• _The task_: Pick out each line with the word "seaborn" from the material that follows.
=== Stored data ===
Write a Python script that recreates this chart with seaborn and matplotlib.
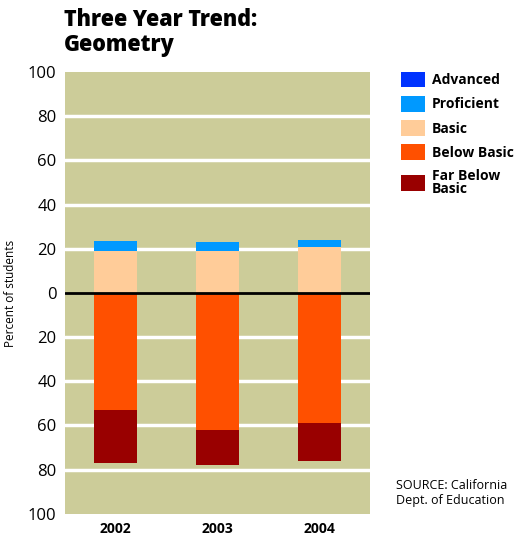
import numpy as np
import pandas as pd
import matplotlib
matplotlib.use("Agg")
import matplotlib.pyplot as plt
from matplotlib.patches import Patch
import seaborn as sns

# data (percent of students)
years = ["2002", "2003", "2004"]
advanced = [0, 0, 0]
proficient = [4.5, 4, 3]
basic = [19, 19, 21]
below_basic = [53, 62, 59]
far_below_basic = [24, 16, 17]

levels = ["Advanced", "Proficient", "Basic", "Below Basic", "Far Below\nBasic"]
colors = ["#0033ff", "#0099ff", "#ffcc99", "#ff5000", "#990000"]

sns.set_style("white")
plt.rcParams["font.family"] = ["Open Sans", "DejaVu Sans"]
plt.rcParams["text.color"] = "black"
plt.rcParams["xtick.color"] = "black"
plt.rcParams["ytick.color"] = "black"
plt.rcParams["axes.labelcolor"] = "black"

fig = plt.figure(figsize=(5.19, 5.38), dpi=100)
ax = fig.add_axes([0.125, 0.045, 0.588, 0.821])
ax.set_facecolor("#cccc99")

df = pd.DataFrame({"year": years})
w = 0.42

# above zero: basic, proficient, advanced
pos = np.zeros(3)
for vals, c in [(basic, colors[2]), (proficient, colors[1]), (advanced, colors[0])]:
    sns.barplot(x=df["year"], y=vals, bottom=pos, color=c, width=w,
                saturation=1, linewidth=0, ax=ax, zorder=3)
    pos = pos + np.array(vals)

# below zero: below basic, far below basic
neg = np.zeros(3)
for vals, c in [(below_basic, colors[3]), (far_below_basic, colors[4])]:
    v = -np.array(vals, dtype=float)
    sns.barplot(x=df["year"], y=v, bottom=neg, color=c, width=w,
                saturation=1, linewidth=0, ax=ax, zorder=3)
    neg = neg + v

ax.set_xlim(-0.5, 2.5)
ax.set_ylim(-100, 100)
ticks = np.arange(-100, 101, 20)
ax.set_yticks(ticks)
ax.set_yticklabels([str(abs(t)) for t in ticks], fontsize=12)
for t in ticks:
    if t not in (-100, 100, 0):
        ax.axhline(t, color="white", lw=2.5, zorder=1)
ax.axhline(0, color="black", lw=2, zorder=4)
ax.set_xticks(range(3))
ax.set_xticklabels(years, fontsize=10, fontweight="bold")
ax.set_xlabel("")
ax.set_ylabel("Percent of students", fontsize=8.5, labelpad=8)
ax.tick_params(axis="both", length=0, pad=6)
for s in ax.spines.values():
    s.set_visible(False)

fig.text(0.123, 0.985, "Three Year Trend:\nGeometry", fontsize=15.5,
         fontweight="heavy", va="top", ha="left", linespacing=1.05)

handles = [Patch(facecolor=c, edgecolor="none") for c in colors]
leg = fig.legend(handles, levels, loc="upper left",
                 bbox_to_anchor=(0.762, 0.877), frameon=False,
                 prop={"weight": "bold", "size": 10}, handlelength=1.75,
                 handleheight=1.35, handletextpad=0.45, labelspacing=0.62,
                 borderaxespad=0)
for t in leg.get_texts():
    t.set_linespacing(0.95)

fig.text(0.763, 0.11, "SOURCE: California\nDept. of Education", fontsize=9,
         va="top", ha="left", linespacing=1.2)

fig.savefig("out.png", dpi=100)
===
• _Solution to this exercise_:
Write a Python script that recreates this chart with seaborn and matplotlib.
import seaborn as sns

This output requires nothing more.